> **ROWS**:
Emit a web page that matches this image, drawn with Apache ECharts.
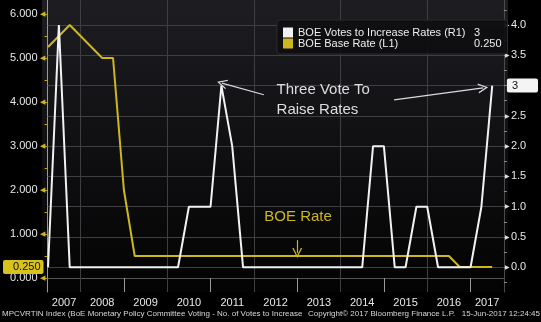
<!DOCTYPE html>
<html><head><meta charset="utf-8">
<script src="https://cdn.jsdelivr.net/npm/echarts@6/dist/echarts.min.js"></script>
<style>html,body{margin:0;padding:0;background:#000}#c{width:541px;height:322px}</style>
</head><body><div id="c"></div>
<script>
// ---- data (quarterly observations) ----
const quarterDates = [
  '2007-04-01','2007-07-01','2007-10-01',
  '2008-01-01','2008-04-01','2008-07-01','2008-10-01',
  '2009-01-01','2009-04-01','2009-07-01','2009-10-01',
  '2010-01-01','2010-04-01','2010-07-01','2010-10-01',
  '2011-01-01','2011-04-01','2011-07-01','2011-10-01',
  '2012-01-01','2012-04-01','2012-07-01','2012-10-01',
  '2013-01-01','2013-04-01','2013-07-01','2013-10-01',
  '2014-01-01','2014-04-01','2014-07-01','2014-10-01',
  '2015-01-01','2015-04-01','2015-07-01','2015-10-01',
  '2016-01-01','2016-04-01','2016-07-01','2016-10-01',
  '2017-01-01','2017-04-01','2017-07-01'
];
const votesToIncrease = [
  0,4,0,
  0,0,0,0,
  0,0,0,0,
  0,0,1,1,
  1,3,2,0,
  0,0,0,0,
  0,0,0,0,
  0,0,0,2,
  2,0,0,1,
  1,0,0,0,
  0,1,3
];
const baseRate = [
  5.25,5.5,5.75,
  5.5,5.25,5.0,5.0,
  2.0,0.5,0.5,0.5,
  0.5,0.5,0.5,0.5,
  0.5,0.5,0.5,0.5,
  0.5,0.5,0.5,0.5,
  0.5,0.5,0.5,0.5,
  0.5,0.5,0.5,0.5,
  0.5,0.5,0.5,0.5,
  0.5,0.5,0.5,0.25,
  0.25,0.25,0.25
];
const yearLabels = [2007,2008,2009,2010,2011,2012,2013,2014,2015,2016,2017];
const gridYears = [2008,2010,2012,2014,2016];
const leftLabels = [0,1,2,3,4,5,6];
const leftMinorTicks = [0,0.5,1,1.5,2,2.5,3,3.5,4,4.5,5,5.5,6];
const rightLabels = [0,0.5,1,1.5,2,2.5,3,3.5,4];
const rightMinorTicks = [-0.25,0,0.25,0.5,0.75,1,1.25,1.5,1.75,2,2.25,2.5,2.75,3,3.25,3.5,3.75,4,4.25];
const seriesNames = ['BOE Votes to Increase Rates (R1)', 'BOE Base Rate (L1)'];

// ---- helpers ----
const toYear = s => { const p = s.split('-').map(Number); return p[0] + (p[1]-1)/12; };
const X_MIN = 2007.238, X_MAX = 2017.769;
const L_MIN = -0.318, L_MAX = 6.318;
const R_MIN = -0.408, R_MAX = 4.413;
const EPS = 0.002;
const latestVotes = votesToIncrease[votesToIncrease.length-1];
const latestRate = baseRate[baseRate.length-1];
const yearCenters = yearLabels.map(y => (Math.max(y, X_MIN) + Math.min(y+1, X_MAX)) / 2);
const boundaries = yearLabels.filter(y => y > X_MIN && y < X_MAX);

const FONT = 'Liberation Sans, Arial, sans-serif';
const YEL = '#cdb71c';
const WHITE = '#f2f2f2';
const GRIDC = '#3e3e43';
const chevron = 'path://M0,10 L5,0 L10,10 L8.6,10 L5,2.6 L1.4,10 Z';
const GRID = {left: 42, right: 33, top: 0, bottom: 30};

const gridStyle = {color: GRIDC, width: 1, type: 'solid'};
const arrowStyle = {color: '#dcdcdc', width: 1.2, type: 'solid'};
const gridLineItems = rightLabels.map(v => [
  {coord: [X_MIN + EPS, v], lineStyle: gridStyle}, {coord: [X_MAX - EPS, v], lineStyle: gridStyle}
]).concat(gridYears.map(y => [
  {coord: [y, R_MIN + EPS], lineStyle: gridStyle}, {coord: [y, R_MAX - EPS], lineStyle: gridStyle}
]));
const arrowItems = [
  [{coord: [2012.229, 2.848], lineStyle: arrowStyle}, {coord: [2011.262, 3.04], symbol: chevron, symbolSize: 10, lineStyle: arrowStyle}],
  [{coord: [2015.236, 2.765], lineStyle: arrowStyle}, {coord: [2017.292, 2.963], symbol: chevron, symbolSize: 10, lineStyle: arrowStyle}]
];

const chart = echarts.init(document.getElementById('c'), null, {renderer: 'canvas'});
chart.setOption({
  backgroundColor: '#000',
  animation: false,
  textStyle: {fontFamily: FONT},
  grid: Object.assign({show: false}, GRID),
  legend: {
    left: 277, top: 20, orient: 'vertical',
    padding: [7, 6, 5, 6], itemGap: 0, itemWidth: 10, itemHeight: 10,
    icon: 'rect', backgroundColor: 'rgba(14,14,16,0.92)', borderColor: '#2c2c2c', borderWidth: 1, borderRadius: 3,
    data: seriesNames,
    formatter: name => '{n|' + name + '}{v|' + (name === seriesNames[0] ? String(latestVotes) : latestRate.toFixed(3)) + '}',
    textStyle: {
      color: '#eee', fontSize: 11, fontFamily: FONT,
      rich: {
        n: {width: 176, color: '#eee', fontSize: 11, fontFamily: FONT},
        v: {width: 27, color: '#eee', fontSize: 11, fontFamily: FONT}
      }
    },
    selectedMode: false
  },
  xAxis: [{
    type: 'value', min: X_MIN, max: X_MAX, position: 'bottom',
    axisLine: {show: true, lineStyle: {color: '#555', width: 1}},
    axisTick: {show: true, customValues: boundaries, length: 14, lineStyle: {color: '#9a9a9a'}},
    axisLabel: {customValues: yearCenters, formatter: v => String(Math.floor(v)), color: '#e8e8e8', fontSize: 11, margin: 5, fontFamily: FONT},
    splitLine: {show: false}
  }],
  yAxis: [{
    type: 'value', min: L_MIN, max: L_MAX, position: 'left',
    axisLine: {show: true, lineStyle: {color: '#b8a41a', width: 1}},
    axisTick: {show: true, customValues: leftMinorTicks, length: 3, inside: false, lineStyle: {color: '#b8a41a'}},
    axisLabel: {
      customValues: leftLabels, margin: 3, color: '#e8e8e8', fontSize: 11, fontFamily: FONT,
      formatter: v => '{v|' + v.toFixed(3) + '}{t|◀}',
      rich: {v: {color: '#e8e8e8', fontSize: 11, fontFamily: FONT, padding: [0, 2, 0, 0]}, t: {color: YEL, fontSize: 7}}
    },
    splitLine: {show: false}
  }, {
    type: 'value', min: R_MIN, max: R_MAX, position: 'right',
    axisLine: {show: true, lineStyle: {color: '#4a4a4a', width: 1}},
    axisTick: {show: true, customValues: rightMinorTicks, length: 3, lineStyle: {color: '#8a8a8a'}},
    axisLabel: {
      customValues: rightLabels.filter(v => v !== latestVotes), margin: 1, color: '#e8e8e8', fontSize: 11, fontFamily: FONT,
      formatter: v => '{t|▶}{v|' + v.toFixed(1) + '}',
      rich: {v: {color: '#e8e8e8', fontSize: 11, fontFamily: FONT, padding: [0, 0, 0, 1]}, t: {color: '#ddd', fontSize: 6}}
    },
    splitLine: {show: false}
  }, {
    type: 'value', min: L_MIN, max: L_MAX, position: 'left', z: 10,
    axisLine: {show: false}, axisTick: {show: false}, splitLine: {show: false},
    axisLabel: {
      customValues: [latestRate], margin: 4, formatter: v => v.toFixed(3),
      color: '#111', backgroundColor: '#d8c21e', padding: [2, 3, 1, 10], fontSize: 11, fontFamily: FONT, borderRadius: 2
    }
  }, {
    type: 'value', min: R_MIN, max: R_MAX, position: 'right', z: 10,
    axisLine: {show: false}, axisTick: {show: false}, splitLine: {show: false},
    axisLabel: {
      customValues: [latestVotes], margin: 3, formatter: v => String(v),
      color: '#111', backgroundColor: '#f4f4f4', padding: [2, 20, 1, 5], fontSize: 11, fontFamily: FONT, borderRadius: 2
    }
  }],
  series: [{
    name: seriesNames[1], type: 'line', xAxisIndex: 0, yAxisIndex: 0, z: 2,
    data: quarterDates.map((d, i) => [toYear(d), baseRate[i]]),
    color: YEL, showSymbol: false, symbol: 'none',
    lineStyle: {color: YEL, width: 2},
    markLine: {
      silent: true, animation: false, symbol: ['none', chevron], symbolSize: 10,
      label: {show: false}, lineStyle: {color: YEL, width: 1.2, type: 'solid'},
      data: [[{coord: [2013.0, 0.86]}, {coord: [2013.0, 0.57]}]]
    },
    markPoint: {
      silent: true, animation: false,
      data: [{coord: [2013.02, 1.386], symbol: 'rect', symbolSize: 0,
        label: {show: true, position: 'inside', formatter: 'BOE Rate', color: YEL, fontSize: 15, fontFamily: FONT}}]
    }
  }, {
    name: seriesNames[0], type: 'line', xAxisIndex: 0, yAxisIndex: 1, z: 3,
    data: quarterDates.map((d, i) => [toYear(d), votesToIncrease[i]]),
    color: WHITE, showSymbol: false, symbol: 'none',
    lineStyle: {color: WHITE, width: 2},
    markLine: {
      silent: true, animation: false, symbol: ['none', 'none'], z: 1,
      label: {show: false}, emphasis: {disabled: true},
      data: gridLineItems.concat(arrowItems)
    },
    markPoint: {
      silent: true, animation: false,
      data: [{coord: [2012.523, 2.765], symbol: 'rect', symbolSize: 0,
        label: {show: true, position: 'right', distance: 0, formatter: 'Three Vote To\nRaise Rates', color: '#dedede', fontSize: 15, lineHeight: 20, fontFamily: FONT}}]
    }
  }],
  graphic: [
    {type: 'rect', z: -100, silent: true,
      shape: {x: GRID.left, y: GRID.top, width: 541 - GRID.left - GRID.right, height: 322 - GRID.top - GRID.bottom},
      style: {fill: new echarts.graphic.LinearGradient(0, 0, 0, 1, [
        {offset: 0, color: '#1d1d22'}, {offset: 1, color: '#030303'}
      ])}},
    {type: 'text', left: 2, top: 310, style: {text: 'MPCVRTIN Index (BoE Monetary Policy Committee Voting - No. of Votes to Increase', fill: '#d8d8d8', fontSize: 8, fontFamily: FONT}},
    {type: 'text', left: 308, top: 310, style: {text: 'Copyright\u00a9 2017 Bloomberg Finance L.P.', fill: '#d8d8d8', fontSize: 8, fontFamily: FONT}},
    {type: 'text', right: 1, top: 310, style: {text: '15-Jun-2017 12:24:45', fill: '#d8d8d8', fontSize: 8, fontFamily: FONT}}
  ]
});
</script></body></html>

---

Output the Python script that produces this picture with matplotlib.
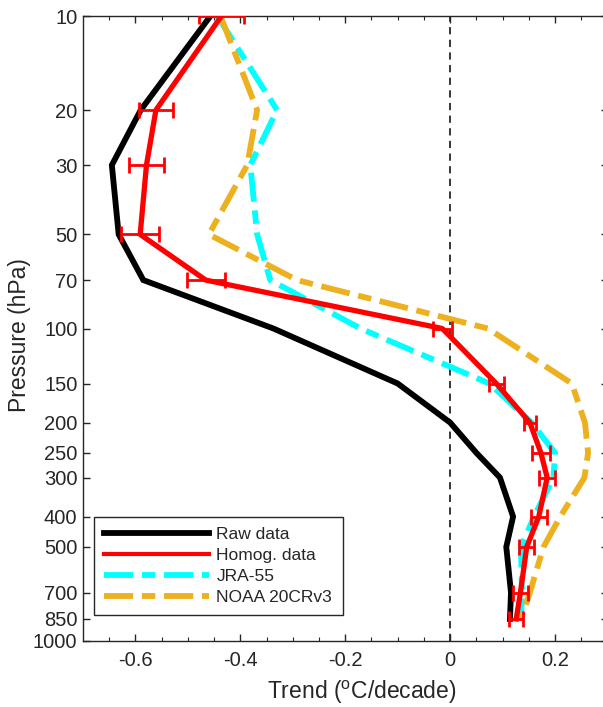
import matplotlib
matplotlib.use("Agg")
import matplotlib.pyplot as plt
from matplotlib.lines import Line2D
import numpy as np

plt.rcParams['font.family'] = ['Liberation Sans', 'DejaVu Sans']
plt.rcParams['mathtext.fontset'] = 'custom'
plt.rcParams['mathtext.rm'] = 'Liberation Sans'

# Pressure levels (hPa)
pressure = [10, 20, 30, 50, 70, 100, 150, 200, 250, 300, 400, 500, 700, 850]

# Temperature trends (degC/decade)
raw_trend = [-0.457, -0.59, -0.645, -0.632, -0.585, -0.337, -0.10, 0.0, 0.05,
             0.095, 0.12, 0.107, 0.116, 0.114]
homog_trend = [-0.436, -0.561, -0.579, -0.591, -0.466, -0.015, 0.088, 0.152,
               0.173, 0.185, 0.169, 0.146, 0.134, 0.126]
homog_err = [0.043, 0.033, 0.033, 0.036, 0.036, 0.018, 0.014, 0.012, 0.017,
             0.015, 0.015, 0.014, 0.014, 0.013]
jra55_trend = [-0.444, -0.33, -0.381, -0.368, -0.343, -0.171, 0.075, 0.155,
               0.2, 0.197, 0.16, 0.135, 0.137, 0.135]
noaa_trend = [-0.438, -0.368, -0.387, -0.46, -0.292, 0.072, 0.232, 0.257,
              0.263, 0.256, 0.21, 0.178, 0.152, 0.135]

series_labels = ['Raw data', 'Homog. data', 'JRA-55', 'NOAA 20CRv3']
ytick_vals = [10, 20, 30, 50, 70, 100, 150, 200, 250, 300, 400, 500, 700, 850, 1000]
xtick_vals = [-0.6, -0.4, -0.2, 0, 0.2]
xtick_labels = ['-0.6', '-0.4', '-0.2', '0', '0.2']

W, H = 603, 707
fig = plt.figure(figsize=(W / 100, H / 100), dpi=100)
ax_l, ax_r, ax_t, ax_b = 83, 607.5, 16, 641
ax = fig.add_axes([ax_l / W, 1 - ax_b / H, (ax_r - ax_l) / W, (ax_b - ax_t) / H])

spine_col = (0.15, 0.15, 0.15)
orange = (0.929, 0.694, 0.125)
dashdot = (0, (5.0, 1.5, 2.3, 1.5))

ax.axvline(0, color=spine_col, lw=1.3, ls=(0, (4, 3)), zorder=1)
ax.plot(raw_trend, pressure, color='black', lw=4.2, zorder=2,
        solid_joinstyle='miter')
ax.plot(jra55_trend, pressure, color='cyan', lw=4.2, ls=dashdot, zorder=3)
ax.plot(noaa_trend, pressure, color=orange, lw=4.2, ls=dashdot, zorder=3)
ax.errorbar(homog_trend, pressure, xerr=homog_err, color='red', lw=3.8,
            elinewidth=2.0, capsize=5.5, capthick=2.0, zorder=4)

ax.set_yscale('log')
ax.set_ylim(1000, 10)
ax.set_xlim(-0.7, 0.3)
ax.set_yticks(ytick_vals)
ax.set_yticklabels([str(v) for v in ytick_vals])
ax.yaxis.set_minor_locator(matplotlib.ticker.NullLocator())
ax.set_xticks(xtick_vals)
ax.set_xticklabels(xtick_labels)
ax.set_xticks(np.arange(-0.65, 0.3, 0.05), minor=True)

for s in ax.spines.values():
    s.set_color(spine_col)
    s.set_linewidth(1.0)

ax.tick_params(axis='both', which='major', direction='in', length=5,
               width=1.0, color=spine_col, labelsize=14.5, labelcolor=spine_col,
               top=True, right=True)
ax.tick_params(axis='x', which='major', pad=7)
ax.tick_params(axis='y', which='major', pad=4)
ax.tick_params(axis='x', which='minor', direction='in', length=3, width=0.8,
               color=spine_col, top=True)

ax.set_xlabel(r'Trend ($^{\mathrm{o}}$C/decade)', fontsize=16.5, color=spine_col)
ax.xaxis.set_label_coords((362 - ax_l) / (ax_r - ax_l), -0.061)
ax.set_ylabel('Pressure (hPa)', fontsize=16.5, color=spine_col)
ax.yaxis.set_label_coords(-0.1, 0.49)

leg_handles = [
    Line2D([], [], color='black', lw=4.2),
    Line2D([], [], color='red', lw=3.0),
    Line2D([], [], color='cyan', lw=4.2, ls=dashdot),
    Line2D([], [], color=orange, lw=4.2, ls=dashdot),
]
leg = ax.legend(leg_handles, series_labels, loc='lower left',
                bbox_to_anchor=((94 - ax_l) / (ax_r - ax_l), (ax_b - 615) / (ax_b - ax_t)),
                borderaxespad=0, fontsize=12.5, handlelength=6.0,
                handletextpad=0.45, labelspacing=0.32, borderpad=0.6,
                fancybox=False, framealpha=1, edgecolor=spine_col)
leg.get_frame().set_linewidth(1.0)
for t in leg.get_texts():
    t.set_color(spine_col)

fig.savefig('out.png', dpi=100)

==

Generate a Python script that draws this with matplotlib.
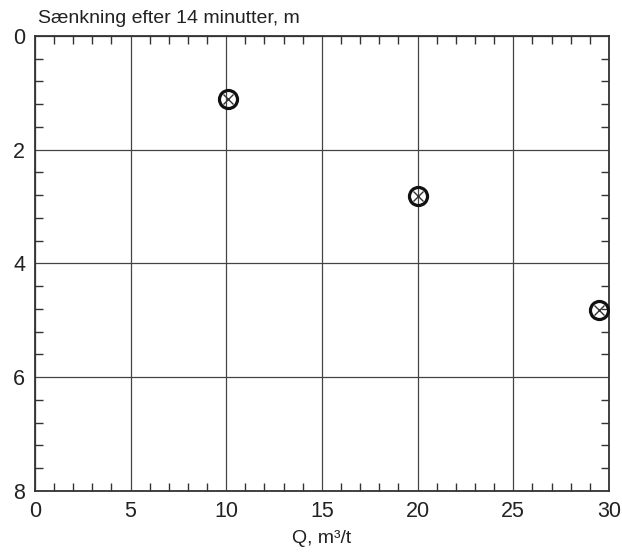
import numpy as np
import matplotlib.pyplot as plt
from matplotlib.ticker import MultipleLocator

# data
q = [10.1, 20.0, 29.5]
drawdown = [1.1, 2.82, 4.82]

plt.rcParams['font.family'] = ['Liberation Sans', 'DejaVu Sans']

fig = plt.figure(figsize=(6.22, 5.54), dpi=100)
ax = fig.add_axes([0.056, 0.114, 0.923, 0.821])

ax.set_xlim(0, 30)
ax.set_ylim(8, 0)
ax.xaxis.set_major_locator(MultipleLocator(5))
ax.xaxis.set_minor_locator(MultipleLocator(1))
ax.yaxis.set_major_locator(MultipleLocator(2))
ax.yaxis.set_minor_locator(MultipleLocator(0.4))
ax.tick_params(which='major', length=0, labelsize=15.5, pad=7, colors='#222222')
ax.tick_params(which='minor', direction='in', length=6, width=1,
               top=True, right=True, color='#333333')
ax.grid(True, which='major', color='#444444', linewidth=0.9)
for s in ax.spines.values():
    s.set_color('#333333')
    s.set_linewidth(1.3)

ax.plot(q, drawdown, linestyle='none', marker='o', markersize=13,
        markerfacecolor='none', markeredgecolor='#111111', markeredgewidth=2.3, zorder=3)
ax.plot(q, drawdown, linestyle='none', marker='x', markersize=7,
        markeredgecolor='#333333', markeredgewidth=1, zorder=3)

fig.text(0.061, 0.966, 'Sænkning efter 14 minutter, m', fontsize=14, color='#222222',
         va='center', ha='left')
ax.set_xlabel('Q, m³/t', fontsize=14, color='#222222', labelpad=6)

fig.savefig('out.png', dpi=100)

> **TASK TO COMPLETE**: Exactly reproduce the lines from the line holding "Emit a web page" through the line holding "const seriesNames = ['BOE", and only those; pictures are to be left out.

> **EXPECTED ANSWER**:
Emit a web page that matches this image, drawn with Apache ECharts.
<!DOCTYPE html>
<html><head><meta charset="utf-8">
<script src="https://cdn.jsdelivr.net/npm/echarts@6/dist/echarts.min.js"></script>
<style>html,body{margin:0;padding:0;background:#000}#c{width:541px;height:322px}</style>
</head><body><div id="c"></div>
<script>
// ---- data (quarterly observations) ----
const quarterDates = [
  '2007-04-01','2007-07-01','2007-10-01',
  '2008-01-01','2008-04-01','2008-07-01','2008-10-01',
  '2009-01-01','2009-04-01','2009-07-01','2009-10-01',
  '2010-01-01','2010-04-01','2010-07-01','2010-10-01',
  '2011-01-01','2011-04-01','2011-07-01','2011-10-01',
  '2012-01-01','2012-04-01','2012-07-01','2012-10-01',
  '2013-01-01','2013-04-01','2013-07-01','2013-10-01',
  '2014-01-01','2014-04-01','2014-07-01','2014-10-01',
  '2015-01-01','2015-04-01','2015-07-01','2015-10-01',
  '2016-01-01','2016-04-01','2016-07-01','2016-10-01',
  '2017-01-01','2017-04-01','2017-07-01'
];
const votesToIncrease = [
  0,4,0,
  0,0,0,0,
  0,0,0,0,
  0,0,1,1,
  1,3,2,0,
  0,0,0,0,
  0,0,0,0,
  0,0,0,2,
  2,0,0,1,
  1,0,0,0,
  0,1,3
];
const baseRate = [
  5.25,5.5,5.75,
  5.5,5.25,5.0,5.0,
  2.0,0.5,0.5,0.5,
  0.5,0.5,0.5,0.5,
  0.5,0.5,0.5,0.5,
  0.5,0.5,0.5,0.5,
  0.5,0.5,0.5,0.5,
  0.5,0.5,0.5,0.5,
  0.5,0.5,0.5,0.5,
  0.5,0.5,0.5,0.25,
  0.25,0.25,0.25
];
const yearLabels = [2007,2008,2009,2010,2011,2012,2013,2014,2015,2016,2017];
const gridYears = [2008,2010,2012,2014,2016];
const leftLabels = [0,1,2,3,4,5,6];
const leftMinorTicks = [0,0.5,1,1.5,2,2.5,3,3.5,4,4.5,5,5.5,6];
const rightLabels = [0,0.5,1,1.5,2,2.5,3,3.5,4];
const rightMinorTicks = [-0.25,0,0.25,0.5,0.75,1,1.25,1.5,1.75,2,2.25,2.5,2.75,3,3.25,3.5,3.75,4,4.25];
const seriesNames = ['BOE Votes to Increase Rates (R1)', 'BOE Base Rate (L1)'];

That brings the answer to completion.